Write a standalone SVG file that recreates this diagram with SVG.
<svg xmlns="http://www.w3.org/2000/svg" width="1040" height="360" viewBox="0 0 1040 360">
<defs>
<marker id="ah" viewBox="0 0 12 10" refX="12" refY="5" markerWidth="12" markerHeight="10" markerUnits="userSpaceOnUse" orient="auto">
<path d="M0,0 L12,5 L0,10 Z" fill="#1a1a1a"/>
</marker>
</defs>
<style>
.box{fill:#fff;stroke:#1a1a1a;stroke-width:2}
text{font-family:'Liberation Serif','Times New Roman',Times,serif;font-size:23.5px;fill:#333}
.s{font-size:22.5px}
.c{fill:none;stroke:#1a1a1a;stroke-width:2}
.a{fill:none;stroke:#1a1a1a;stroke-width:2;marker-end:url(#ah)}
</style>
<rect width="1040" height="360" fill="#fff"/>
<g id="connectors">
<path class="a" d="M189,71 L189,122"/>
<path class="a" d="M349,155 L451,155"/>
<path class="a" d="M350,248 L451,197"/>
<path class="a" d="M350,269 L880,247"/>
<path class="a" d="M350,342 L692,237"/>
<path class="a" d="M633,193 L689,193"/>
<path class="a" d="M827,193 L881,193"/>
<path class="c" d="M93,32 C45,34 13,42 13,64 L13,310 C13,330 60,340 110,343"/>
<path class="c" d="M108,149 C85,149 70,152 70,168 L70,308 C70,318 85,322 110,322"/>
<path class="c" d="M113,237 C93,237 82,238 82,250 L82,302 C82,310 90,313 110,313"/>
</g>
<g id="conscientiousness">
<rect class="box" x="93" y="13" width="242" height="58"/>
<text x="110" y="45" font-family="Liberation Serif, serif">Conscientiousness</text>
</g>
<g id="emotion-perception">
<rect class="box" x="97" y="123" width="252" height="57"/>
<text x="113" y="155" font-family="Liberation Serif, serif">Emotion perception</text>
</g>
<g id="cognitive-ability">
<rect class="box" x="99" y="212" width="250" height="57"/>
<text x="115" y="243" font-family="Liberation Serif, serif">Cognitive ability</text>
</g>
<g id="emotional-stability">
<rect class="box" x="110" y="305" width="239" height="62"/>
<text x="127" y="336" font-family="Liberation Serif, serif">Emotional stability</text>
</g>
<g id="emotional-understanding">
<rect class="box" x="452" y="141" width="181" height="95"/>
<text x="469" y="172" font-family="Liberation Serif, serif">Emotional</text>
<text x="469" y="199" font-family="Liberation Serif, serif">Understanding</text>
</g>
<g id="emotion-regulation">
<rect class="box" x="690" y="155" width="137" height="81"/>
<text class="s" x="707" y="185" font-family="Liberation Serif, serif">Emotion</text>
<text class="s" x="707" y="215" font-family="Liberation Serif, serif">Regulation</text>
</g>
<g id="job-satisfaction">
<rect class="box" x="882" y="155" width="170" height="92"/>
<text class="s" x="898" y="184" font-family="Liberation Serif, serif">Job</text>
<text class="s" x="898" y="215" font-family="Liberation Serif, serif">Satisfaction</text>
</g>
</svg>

#### [Work instructions]
Each line of the listing should be echoed back exactly.

#### [Answer to this exercise]
Write a standalone SVG file that recreates this diagram with SVG.
<svg xmlns="http://www.w3.org/2000/svg" width="1040" height="360" viewBox="0 0 1040 360">
<defs>
<marker id="ah" viewBox="0 0 12 10" refX="12" refY="5" markerWidth="12" markerHeight="10" markerUnits="userSpaceOnUse" orient="auto">
<path d="M0,0 L12,5 L0,10 Z" fill="#1a1a1a"/>
</marker>
</defs>
<style>
.box{fill:#fff;stroke:#1a1a1a;stroke-width:2}
text{font-family:'Liberation Serif','Times New Roman',Times,serif;font-size:23.5px;fill:#333}
.s{font-size:22.5px}
.c{fill:none;stroke:#1a1a1a;stroke-width:2}
.a{fill:none;stroke:#1a1a1a;stroke-width:2;marker-end:url(#ah)}
</style>
<rect width="1040" height="360" fill="#fff"/>
<g id="connectors">
<path class="a" d="M189,71 L189,122"/>
<path class="a" d="M349,155 L451,155"/>
<path class="a" d="M350,248 L451,197"/>
<path class="a" d="M350,269 L880,247"/>
<path class="a" d="M350,342 L692,237"/>
<path class="a" d="M633,193 L689,193"/>
<path class="a" d="M827,193 L881,193"/>
<path class="c" d="M93,32 C45,34 13,42 13,64 L13,310 C13,330 60,340 110,343"/>
<path class="c" d="M108,149 C85,149 70,152 70,168 L70,308 C70,318 85,322 110,322"/>
<path class="c" d="M113,237 C93,237 82,238 82,250 L82,302 C82,310 90,313 110,313"/>
</g>
<g id="conscientiousness">
<rect class="box" x="93" y="13" width="242" height="58"/>
<text x="110" y="45" font-family="Liberation Serif, serif">Conscientiousness</text>
</g>
<g id="emotion-perception">
<rect class="box" x="97" y="123" width="252" height="57"/>
<text x="113" y="155" font-family="Liberation Serif, serif">Emotion perception</text>
</g>
<g id="cognitive-ability">
<rect class="box" x="99" y="212" width="250" height="57"/>
<text x="115" y="243" font-family="Liberation Serif, serif">Cognitive ability</text>
</g>
<g id="emotional-stability">
<rect class="box" x="110" y="305" width="239" height="62"/>
<text x="127" y="336" font-family="Liberation Serif, serif">Emotional stability</text>
</g>
<g id="emotional-understanding">
<rect class="box" x="452" y="141" width="181" height="95"/>
<text x="469" y="172" font-family="Liberation Serif, serif">Emotional</text>
<text x="469" y="199" font-family="Liberation Serif, serif">Understanding</text>
</g>
<g id="emotion-regulation">
<rect class="box" x="690" y="155" width="137" height="81"/>
<text class="s" x="707" y="185" font-family="Liberation Serif, serif">Emotion</text>
<text class="s" x="707" y="215" font-family="Liberation Serif, serif">Regulation</text>
</g>
<g id="job-satisfaction">
<rect class="box" x="882" y="155" width="170" height="92"/>
<text class="s" x="898" y="184" font-family="Liberation Serif, serif">Job</text>
<text class="s" x="898" y="215" font-family="Liberation Serif, serif">Satisfaction</text>
</g>
</svg>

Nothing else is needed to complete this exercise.